Caio Prado "setorializa" o seu capitalismo agrário, chega a defender a generalização da legislação trabalhista para erradicar as relações sociais pretéritas como alternativa à reforma agrária da revolução antifeudal de visualização leniniana, para a qual ele não encontra centralidade na agricultura brasileira.[22] Caio Prado nega o antiimperialismo burguês contrapondo a fragilidade do industrialismo "artificial"; e, já passada a primeira metade dos anos 60, recusa importância à nova fase desenvolvimentista da "internacionalização do mercado interno", sempre vendo como atual da formação social brasileira a contradição permanente entre formas remanescentes do seu antigo Estatuto colonial e a inconclusa construção de uma economia voltada para as necessidades da população através de um (demiurgo) Estado verdadeiramente nacional.[23] 

Bresser Pereira adverte que a raiz dessa resistência de Caio Prado em reconhecer a modernização burguesa brasileira vem de longe, do uso da categoria de circulação como critério de definição do capitalismo agroexportador, na hora de sua teoria do Brasil Colônia, mas daí ele nunca mais se afastaria de sua imagem sombria do Brasil urbano-industrial.[24]

Já Carlos Nelson Coutinho vê no primeiro Caio Prado Jr. intuições geniais similares (e elaboradas contemporaneamente) às de Gramsci, mas também observa que, depois, o autor de Evolução política do Brasil e de Formação do Brasil contemporâneo, limitado pelo excesso de acentuação no atraso, perde a antevisão intuitiva da conformação do país moderno como processo prussiano de modernização agrária, e ainda sugere que ele não teria sido capaz de seqüenciar os passos criativos por desconhecer as teorias das "revoluções pelo alto".[25]

É como se aquele erro de "prioridade metodológica", na expressão de Bresser Pereira, fecundo para dar conta da lógica de uma formação social "mais externamente determinada", se transfigurasse num estranho simétrico à hora que o "econômico esquecido" é reposto dentro do marxismo-leninismo para caracterizar o Brasil urbano-industrial de meados dos anos 50.

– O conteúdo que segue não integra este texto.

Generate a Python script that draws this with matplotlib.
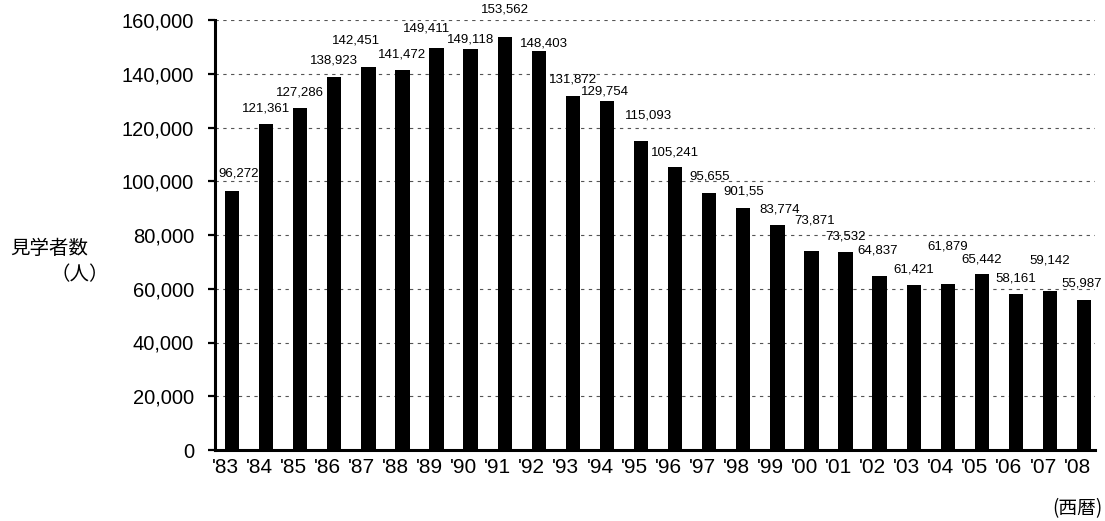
import numpy as np
import matplotlib
matplotlib.use("Agg")
import matplotlib.pyplot as plt
import matplotlib.transforms as mtransforms
from matplotlib.ticker import MultipleLocator, FuncFormatter

plt.rcParams['font.family'] = ['Liberation Sans', 'Noto Sans CJK JP', 'DejaVu Sans']

# Yearly visitor counts, as printed above each bar
years = ["'83", "'84", "'85", "'86", "'87", "'88", "'89", "'90", "'91", "'92",
         "'93", "'94", "'95", "'96", "'97", "'98", "'99", "'00", "'01", "'02",
         "'03", "'04", "'05", "'06", "'07", "'08"]
label_text = ["96,272", "121,361", "127,286", "138,923", "142,451", "141,472",
              "149,411", "149,118", "153,562", "148,403", "131,872", "129,754",
              "115,093", "105,241", "95,655", "901,55", "83,774", "73,871",
              "73,532", "64,837", "61,421", "61,879", "65,442", "58,161",
              "59,142", "55,987"]
visitors = [int(s.replace(",", "")) for s in label_text]

# Nudges (pixels) for the value labels so neighbours don't collide
label_offsets = [(7, 3), (0, 0), (0, 0), (0, 1), (-12, 12), (0, 0), (-10, 5),
                 (0, -5), (0, 13), (5, -7), (0, 1), (-2, -5), (7, 10), (0, 0),
                 (0, 1), (0, 1), (2, 0), (3, 16), (0, 1), (-2, 10), (0, 0),
                 (0, 22), (0, 0), (0, 0), (0, 16), (-2, 1)]

W, H = 1105, 521
fig = plt.figure(figsize=(W / 100, H / 100), dpi=100)
ax = fig.add_axes([215 / W, 1 - 450 / H, 880 / W, 430 / H])

x = np.arange(len(years))
ax.bar(x, visitors, width=0.42, color='black', zorder=3)

ax.set_xlim(-0.5, 25.32)
ax.set_ylim(0, 160000)
ax.yaxis.set_major_locator(MultipleLocator(20000))
ax.yaxis.set_major_formatter(FuncFormatter(lambda v, p: f"{int(v):,}"))
ax.set_xticks(x)
ax.set_xticklabels(years)

# dashed horizontal grid behind the bars
ax.grid(axis='y', color='#555555', linestyle=(0, (3, 4)), linewidth=0.8)
ax.set_axisbelow(True)

for side in ['top', 'right']:
    ax.spines[side].set_visible(False)
ax.spines['left'].set_linewidth(2.2)
ax.spines['bottom'].set_linewidth(2.2)

ax.tick_params(axis='y', direction='out', length=5, width=1.6, labelsize=14.5, pad=10)
ax.tick_params(axis='x', length=0, labelsize=15, pad=6)

# year labels sit a little left of the bar centres
shift = mtransforms.ScaledTranslation(-7 / 100, 0, fig.dpi_scale_trans)
for lbl in ax.get_xticklabels():
    lbl.set_transform(lbl.get_transform() + shift)

for i, (v, t) in enumerate(zip(visitors, label_text)):
    dx, dy = label_offsets[i]
    ax.annotate(t, (x[i], v), xytext=(dx, 15 + dy), textcoords='offset pixels',
                ha='center', va='center', fontsize=9.5, zorder=4)

jp = ['Noto Sans CJK JP', 'DejaVu Sans']
fig.text(10 / W, 1 - 249 / H, '見学者数', family=jp, fontsize=14, ha='left', va='center')
fig.text(109 / W, 1 - 275 / H, '（人）', family=jp, fontsize=14, ha='right', va='center')
fig.text(1103 / W, 1 - 509 / H, '(西暦)', family=jp, fontsize=13.5, ha='right', va='center')

fig.savefig('out.png', dpi=100)
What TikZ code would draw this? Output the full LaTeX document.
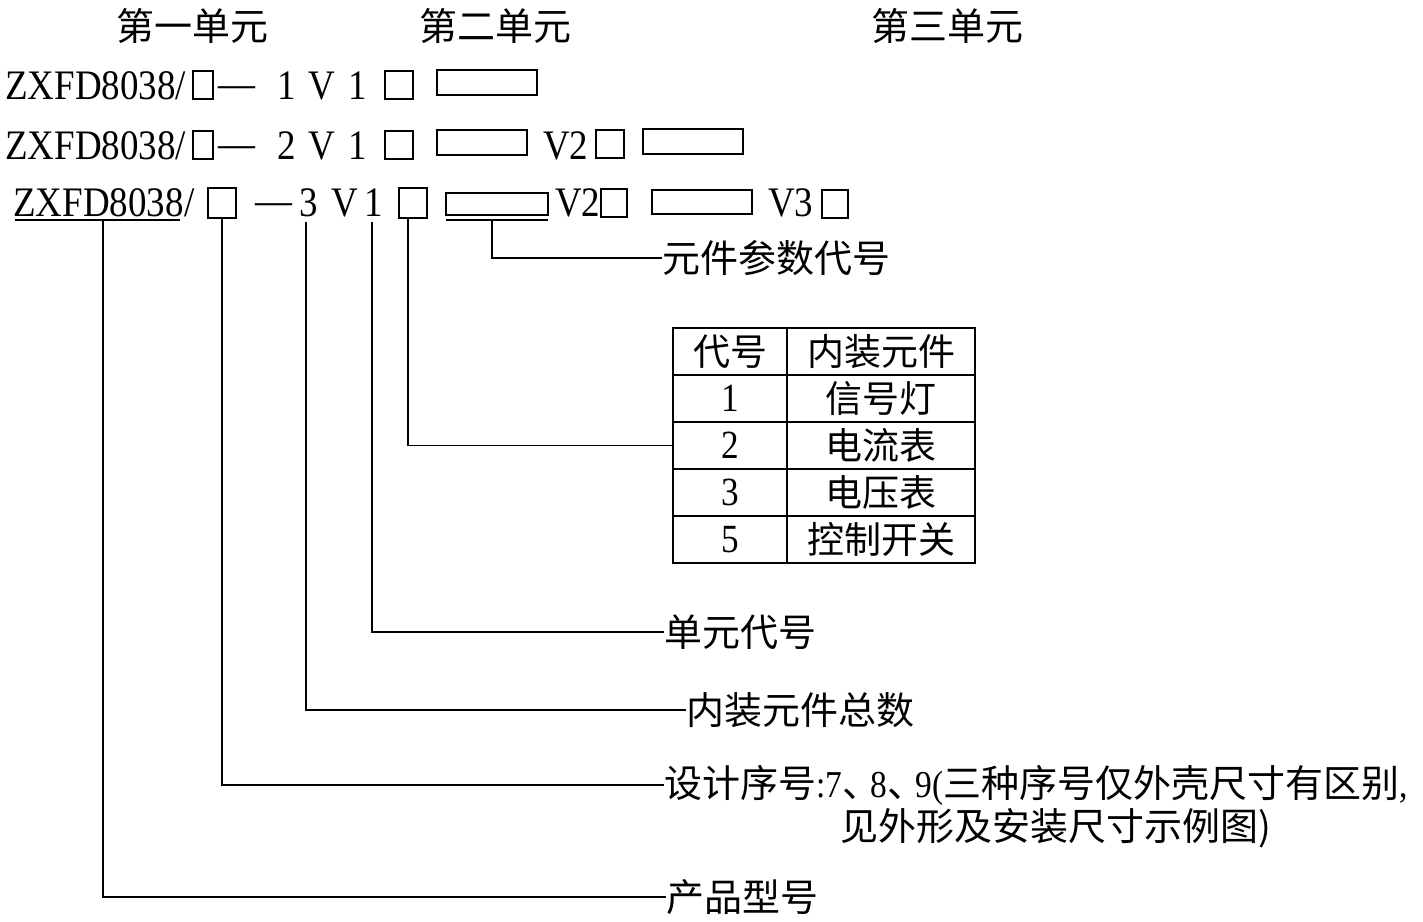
\documentclass[tikz,border=0pt]{standalone}
\usepackage{fontspec}
\setmainfont{Liberation Serif}
\newfontfamily\latn[FakeStretch=0.88]{Liberation Serif}
\newfontfamily\cjk{Noto Sans CJK SC}
\newcommand\dunhao{、\kern-0.25em}
\begin{document}
\begin{tikzpicture}[x=1pt,y=-1pt,
  lat/.style={font=\fontsize{42}{44}\selectfont\latn, inner sep=0pt, anchor=base west},
  latc/.style={font=\fontsize{42}{44}\selectfont\latn, inner sep=0pt, anchor=base},
  zh/.style={font=\fontsize{38}{44}\selectfont\cjk, inner sep=0pt},
  sbox/.style={draw, line width=2pt, inner sep=0pt},
  conn/.style={line width=1.5pt},
  cell/.style={draw, line width=2pt, inner sep=0pt, minimum height=47pt},
  ccol/.style={cell, minimum width=114pt, font=\fontsize{40}{42}\selectfont\latn},
  zcol/.style={cell, minimum width=188pt, font=\fontsize{37}{40}\selectfont\cjk},
]
\useasboundingbox (0,0) rectangle (1423,921);
% headers
\node[zh] (h1) at (192,26) {第一单元};
\node[zh] (h2) at (495,26) {第二单元};
\node[zh] (h3) at (947,26) {第三单元};
% line 1
\node[lat] (z1) at (5,99) {ZXFD8038/};
\node[sbox, minimum width=20pt, minimum height=28pt] (b11) at (203,85) {};
\node[lat] (d1) at (218,97) {—};
\node[latc] (n11) at (287,99) {1};
\node[latc] (v11) at (322,99) {V};
\node[latc] (u11) at (358,99) {1};
\node[sbox, minimum width=28pt, minimum height=28pt] (b12) at (399,85) {};
\node[sbox, minimum width=100pt, minimum height=25pt] (r11) at (487,82.5) {};
% line 2
\node[lat] (z2) at (5,159) {ZXFD8038/};
\node[sbox, minimum width=20pt, minimum height=28pt] (b21) at (203,145) {};
\node[lat] (d2) at (218,157) {—};
\node[latc] (n21) at (287,159) {2};
\node[latc] (v21) at (322,159) {V};
\node[latc] (u21) at (358,159) {1};
\node[sbox, minimum width=28pt, minimum height=28pt] (b22) at (399,145) {};
\node[sbox, minimum width=90pt, minimum height=25pt] (r21) at (482,142) {};
\node[lat] (v22) at (543,159) {V2};
\node[sbox, minimum width=28pt, minimum height=28pt] (b23) at (610,144) {};
\node[sbox, minimum width=100pt, minimum height=25pt] (r22) at (693,141) {};
% line 3
\node[lat] (z3) at (13,216) {ZXFD8038};
\draw[line width=1.5pt] (15,220) -- (180,220);
\node[lat] (s3) at (184,216) {/};
\node[sbox, minimum width=28pt, minimum height=30pt] (b31) at (222,203) {};
\node[latc] (d3) at (274,214) {—};
\node[latc] (n31) at (309,216) {3};
\node[latc] (v31) at (345,216) {V};
\node[latc] (u31) at (374,216) {1};
\node[sbox, minimum width=28pt, minimum height=30pt] (b32) at (413,203) {};
\node[sbox, minimum width=102pt, minimum height=22pt] (r31) at (497,204) {};
\draw[line width=1.5pt] (446,220) -- (548,220);
\node[lat] (v32) at (555,216) {V2};
\node[sbox, minimum width=26pt, minimum height=28pt] (b33) at (614,203) {};
\node[sbox, minimum width=100pt, minimum height=24pt] (r32) at (702,202) {};
\node[lat] (v33) at (768,216) {V3};
\node[sbox, minimum width=26pt, minimum height=28pt] (b34) at (835,204) {};
% table
\node[ccol] (c0a) at (730,351.5) {\cjk\fontsize{37}{40}\selectfont 代号};
\node[zcol] (c0b) at (881,351.5) {内装元件};
\node[ccol] (c1a) at (730,398.5) {1};
\node[zcol] (c1b) at (881,398.5) {信号灯};
\node[ccol] (c2a) at (730,445.5) {2};
\node[zcol] (c2b) at (881,445.5) {电流表};
\node[ccol] (c3a) at (730,492.5) {3};
\node[zcol] (c3b) at (881,492.5) {电压表};
\node[ccol] (c5a) at (730,539.5) {5};
\node[zcol] (c5b) at (881,539.5) {控制开关};
% labels
\node[zh, anchor=west] (param) at (662,258) {元件参数代号};
\node[zh, anchor=west] (unit) at (664,632) {单元代号};
\node[zh, anchor=west] (total) at (686,710) {内装元件总数};
\node[zh, anchor=west] (des1) at (664,785) {设计序号{\latn :7}\dunhao{\latn 8}\dunhao{\latn 9(}三种序号仅外壳尺寸有区别{\latn ,}};
\node[zh, anchor=west] (des2) at (840,828) {见外形及安装尺寸示例图)};
\node[zh, anchor=west] (prod) at (666,897) {产品型号};
% connector origins
\coordinate (zc) at (103,221);
\coordinate (n3c) at (306,222);
\coordinate (u3c) at (372,222);
\coordinate (rc) at (492,221);
% connectors
\draw[conn] (zc) |- (prod.west);
\draw[conn] (b31.south) |- (des1.west);
\draw[conn] (n3c) |- (total.west);
\draw[conn] (u3c) |- (unit.west);
\draw[conn] ([xshift=-5pt]b32.south) |- (c2a.west);
\draw[conn] (rc) |- (param.west);
\end{tikzpicture}
\end{document}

Tem razão Daniel Pécaut ao chamar a atenção para o clima de reversão paradigmática após 64, quando então se deixava para trás o modelo "dos obstáculos ao desenvolvimento", cuja remoção ocorreria no contexto de uma "grande política" (mesmo uma política de frente única "economicista"), para se adotar uma espécie de paradigma da "causalidade dependentista-estrutural". Sem o Estado da velha cultura política, presidente da emancipação industrialista bloqueada pelo regime militar (como se acreditava no início), formava-se clima propício para a aceitação das "teorias" sublinhadoras radicais do espectro da estagnação e do "desenvolvimento do subdesenvolvimento". Pécaut sustenta que esse clima abria caminho para a reversão do plano da política que, se antes já indevidamente determinado pela economia, então desaparece por trás do "estrutural"; e pontualiza que, à medida que as teorias dependentistas se tornam hegemônicas, finalmente a política nesses anos irá se reduzir totalmente ao plano da economia.[26]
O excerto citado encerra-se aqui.